WORKING DATA:
□ □ □ □ □

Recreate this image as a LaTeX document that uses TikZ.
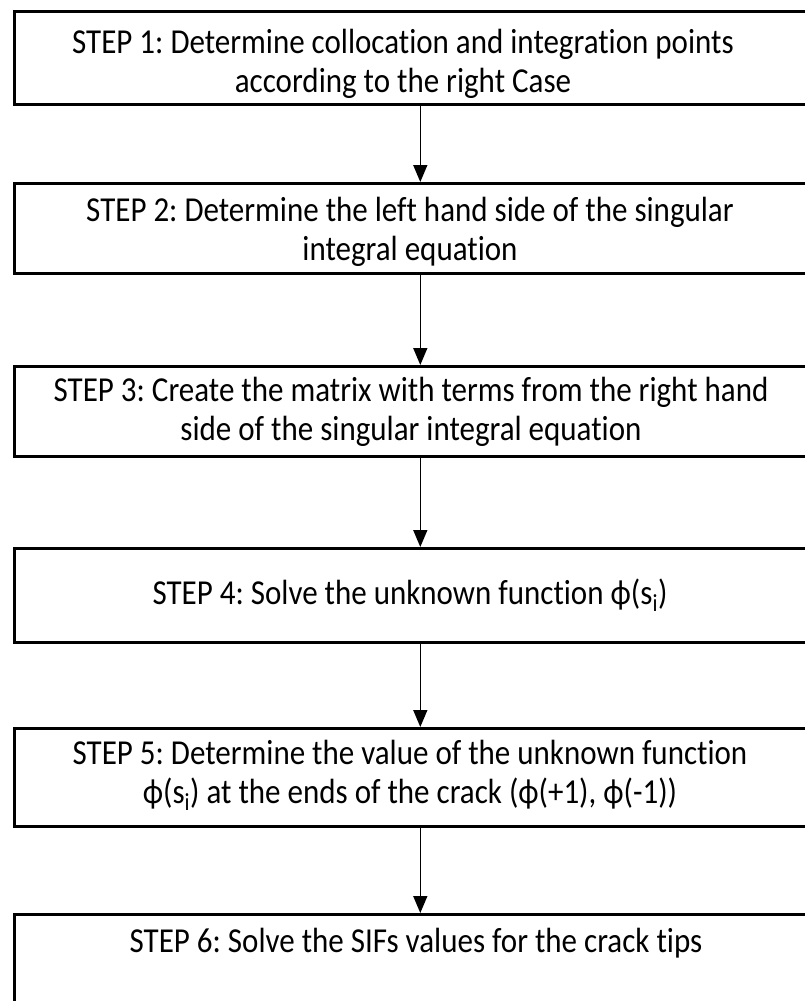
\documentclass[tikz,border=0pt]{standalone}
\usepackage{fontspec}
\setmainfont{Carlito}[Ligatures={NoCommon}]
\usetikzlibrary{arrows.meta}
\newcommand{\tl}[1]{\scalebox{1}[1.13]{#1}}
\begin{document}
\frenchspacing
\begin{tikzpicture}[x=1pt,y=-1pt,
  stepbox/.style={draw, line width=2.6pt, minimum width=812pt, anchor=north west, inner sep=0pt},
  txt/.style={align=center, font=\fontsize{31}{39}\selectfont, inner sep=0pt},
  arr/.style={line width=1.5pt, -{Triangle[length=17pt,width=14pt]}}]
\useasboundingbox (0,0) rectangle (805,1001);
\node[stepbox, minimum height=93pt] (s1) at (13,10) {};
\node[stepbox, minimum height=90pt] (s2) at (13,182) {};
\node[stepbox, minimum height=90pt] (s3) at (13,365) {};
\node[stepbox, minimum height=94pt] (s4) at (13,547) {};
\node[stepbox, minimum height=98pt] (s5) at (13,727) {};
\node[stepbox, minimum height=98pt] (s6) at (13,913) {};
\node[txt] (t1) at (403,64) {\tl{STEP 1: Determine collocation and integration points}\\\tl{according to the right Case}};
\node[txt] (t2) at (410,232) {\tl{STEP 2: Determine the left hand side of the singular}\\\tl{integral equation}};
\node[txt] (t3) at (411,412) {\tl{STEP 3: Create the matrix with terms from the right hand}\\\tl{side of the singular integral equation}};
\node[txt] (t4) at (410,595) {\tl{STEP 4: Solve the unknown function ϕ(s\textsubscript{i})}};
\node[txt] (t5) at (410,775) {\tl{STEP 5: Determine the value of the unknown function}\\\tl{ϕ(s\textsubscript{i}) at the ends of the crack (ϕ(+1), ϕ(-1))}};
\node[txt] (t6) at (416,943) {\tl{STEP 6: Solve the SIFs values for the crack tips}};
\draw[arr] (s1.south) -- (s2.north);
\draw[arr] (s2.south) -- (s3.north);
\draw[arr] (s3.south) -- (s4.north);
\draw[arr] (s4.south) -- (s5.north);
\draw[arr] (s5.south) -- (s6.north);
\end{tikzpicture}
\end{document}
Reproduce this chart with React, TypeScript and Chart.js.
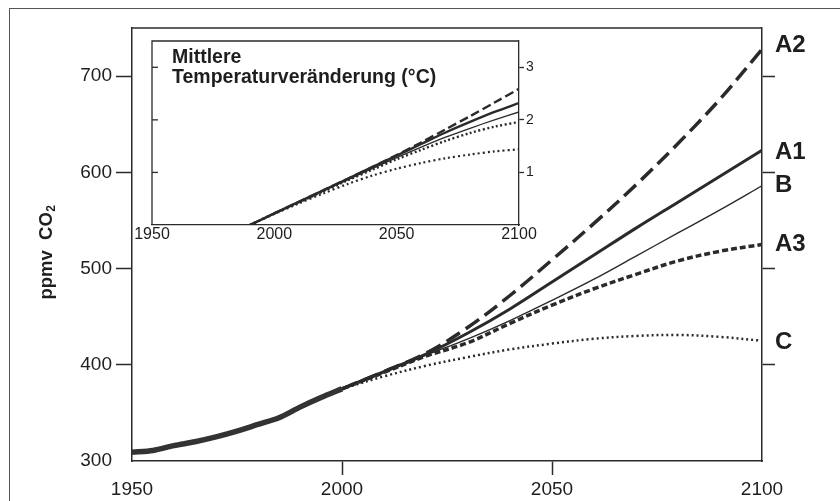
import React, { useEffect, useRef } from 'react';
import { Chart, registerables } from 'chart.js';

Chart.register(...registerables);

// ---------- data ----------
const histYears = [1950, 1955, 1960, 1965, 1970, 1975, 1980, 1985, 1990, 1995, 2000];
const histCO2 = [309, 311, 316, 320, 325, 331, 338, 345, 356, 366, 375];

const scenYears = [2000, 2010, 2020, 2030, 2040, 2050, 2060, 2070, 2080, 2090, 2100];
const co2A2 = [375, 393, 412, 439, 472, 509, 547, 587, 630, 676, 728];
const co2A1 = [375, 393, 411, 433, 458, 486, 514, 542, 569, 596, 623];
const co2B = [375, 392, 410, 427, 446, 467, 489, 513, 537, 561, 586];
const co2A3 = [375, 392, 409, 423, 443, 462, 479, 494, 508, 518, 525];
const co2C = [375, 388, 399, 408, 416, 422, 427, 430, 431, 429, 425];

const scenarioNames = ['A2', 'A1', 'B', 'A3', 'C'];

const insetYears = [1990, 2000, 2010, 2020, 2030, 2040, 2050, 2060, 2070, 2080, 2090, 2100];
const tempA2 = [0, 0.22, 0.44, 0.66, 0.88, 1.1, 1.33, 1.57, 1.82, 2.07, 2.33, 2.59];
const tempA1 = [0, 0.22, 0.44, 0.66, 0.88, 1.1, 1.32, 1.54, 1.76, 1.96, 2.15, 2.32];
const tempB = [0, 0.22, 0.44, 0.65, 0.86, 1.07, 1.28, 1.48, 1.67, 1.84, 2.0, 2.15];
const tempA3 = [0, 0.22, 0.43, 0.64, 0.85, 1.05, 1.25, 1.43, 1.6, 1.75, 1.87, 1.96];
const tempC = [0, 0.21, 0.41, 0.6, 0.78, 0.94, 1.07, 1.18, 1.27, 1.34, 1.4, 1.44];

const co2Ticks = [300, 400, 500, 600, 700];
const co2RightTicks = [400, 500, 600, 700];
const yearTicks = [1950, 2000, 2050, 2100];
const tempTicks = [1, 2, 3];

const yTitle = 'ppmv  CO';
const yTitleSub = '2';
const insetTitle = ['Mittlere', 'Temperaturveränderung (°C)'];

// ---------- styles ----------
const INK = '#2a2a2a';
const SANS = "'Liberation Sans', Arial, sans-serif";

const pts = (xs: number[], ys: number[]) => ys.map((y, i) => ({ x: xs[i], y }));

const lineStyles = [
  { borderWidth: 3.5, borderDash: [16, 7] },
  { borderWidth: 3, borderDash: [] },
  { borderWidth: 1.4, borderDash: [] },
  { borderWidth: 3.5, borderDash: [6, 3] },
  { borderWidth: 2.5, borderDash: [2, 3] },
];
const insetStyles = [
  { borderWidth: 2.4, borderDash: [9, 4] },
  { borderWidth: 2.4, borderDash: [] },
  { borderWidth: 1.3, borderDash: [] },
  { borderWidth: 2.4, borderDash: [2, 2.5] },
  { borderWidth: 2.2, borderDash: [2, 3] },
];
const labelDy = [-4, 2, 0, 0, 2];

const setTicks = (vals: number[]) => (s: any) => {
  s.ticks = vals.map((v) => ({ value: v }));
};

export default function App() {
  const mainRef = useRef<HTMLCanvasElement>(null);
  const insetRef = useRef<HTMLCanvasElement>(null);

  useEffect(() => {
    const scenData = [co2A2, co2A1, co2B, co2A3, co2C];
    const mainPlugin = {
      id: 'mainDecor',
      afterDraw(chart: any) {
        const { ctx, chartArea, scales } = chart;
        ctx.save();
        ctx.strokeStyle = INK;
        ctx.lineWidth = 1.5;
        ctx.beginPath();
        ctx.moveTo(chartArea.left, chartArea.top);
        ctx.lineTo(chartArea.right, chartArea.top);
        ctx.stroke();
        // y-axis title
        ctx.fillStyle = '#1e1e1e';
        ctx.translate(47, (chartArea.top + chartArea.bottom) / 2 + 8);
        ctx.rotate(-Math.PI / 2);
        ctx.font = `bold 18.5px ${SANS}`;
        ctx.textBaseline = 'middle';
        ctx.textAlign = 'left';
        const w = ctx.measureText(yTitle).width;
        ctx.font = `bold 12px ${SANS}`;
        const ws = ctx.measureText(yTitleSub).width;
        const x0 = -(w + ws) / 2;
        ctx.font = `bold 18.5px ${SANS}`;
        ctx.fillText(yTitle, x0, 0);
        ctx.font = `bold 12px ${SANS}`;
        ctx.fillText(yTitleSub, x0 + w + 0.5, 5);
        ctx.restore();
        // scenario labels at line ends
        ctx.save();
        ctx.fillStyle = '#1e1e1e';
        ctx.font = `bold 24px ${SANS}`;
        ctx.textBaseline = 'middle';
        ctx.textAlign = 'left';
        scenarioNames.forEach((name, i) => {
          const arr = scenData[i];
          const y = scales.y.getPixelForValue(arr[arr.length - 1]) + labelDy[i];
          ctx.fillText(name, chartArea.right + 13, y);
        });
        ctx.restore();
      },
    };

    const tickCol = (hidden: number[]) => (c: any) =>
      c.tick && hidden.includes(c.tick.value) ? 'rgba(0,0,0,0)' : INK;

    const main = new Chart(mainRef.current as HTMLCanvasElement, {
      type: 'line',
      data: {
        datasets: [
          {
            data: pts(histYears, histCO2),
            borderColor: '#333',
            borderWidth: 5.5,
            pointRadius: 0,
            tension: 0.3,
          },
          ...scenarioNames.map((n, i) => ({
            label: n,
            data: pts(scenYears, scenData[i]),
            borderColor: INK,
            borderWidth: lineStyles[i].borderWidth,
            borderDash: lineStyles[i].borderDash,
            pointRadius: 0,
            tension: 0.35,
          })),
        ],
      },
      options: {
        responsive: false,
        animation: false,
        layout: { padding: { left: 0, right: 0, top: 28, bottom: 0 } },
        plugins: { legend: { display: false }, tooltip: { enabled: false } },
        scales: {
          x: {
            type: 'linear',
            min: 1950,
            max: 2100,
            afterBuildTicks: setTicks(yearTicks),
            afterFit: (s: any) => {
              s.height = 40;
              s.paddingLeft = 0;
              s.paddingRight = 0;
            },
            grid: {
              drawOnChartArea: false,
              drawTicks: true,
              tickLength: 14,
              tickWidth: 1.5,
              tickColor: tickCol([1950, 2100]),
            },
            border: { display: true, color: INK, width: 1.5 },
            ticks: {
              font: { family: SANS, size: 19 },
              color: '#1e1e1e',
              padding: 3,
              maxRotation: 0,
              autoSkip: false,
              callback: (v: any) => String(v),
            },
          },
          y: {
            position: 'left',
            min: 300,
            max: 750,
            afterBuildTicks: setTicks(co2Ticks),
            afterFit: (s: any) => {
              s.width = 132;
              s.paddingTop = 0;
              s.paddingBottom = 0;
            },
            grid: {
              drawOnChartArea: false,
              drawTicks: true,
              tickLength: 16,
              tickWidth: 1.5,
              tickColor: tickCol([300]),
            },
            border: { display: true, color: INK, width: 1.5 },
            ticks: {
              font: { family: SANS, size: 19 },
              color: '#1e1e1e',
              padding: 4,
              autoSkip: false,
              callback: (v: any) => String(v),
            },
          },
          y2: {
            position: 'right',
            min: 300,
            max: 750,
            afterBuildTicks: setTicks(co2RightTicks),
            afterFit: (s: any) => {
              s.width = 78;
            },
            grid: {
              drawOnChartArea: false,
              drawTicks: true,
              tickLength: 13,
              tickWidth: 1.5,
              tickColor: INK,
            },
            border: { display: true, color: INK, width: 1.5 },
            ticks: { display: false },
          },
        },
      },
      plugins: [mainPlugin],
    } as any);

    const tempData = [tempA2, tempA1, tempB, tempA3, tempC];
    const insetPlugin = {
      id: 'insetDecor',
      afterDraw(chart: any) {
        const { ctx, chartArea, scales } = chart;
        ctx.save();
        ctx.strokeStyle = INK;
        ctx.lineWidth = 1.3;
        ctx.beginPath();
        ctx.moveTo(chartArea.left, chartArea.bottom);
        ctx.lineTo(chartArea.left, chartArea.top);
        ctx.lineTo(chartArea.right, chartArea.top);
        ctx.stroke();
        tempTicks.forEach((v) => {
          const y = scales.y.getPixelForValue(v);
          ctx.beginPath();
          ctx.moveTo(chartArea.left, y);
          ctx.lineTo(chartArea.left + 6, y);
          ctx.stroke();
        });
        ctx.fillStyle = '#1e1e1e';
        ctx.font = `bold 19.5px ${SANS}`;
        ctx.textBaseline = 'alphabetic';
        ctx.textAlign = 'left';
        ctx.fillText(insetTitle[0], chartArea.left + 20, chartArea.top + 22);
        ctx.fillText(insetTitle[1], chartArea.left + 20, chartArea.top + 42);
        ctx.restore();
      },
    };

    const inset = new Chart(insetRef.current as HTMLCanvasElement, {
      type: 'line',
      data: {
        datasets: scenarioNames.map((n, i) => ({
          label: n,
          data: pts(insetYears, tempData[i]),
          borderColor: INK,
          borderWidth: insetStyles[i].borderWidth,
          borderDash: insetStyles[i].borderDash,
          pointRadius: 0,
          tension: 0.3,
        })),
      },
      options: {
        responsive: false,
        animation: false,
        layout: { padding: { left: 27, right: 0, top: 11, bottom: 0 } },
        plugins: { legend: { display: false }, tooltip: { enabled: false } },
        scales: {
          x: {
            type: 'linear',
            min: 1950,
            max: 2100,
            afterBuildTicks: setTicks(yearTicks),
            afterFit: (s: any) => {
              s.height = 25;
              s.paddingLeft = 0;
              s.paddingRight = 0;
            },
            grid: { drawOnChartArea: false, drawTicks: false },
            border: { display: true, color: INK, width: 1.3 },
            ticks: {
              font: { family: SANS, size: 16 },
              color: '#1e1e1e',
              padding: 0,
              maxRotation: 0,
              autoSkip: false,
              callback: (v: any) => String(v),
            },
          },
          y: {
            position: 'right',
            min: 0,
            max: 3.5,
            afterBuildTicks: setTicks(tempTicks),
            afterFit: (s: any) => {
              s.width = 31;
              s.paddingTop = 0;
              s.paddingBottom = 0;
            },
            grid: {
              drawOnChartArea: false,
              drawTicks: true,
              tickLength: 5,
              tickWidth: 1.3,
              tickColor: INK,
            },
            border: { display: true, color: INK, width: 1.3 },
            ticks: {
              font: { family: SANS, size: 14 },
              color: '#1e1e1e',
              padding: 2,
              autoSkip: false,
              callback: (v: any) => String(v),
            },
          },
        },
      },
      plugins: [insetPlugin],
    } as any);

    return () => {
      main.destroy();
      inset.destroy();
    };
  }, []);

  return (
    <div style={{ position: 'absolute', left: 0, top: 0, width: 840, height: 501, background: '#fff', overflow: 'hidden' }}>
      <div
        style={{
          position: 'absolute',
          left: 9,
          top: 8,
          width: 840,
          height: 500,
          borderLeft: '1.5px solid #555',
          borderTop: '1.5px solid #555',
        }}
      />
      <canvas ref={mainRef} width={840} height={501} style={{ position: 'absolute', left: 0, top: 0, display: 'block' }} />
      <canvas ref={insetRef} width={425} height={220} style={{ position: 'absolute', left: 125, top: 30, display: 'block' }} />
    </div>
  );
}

□ □ □ □ □

TASK DIRECTIONS: Copy the part that starts at the line with "Reproduce this chart" and finishes at the line with "const pts = (xs: number[], ys: number[])", both included, and nothing more. Pictures are left out.

SOLUTION TO THIS PROBLEM:
Reproduce this chart with React, TypeScript and Chart.js.
import React, { useEffect, useRef } from 'react';
import { Chart, registerables } from 'chart.js';

Chart.register(...registerables);

// ---------- data ----------
const histYears = [1950, 1955, 1960, 1965, 1970, 1975, 1980, 1985, 1990, 1995, 2000];
const histCO2 = [309, 311, 316, 320, 325, 331, 338, 345, 356, 366, 375];

const scenYears = [2000, 2010, 2020, 2030, 2040, 2050, 2060, 2070, 2080, 2090, 2100];
const co2A2 = [375, 393, 412, 439, 472, 509, 547, 587, 630, 676, 728];
const co2A1 = [375, 393, 411, 433, 458, 486, 514, 542, 569, 596, 623];
const co2B = [375, 392, 410, 427, 446, 467, 489, 513, 537, 561, 586];
const co2A3 = [375, 392, 409, 423, 443, 462, 479, 494, 508, 518, 525];
const co2C = [375, 388, 399, 408, 416, 422, 427, 430, 431, 429, 425];

const scenarioNames = ['A2', 'A1', 'B', 'A3', 'C'];

const insetYears = [1990, 2000, 2010, 2020, 2030, 2040, 2050, 2060, 2070, 2080, 2090, 2100];
const tempA2 = [0, 0.22, 0.44, 0.66, 0.88, 1.1, 1.33, 1.57, 1.82, 2.07, 2.33, 2.59];
const tempA1 = [0, 0.22, 0.44, 0.66, 0.88, 1.1, 1.32, 1.54, 1.76, 1.96, 2.15, 2.32];
const tempB = [0, 0.22, 0.44, 0.65, 0.86, 1.07, 1.28, 1.48, 1.67, 1.84, 2.0, 2.15];
const tempA3 = [0, 0.22, 0.43, 0.64, 0.85, 1.05, 1.25, 1.43, 1.6, 1.75, 1.87, 1.96];
const tempC = [0, 0.21, 0.41, 0.6, 0.78, 0.94, 1.07, 1.18, 1.27, 1.34, 1.4, 1.44];

const co2Ticks = [300, 400, 500, 600, 700];
const co2RightTicks = [400, 500, 600, 700];
const yearTicks = [1950, 2000, 2050, 2100];
const tempTicks = [1, 2, 3];

const yTitle = 'ppmv  CO';
const yTitleSub = '2';
const insetTitle = ['Mittlere', 'Temperaturveränderung (°C)'];

// ---------- styles ----------
const INK = '#2a2a2a';
const SANS = "'Liberation Sans', Arial, sans-serif";

const pts = (xs: number[], ys: number[]) => ys.map((y, i) => ({ x: xs[i], y }));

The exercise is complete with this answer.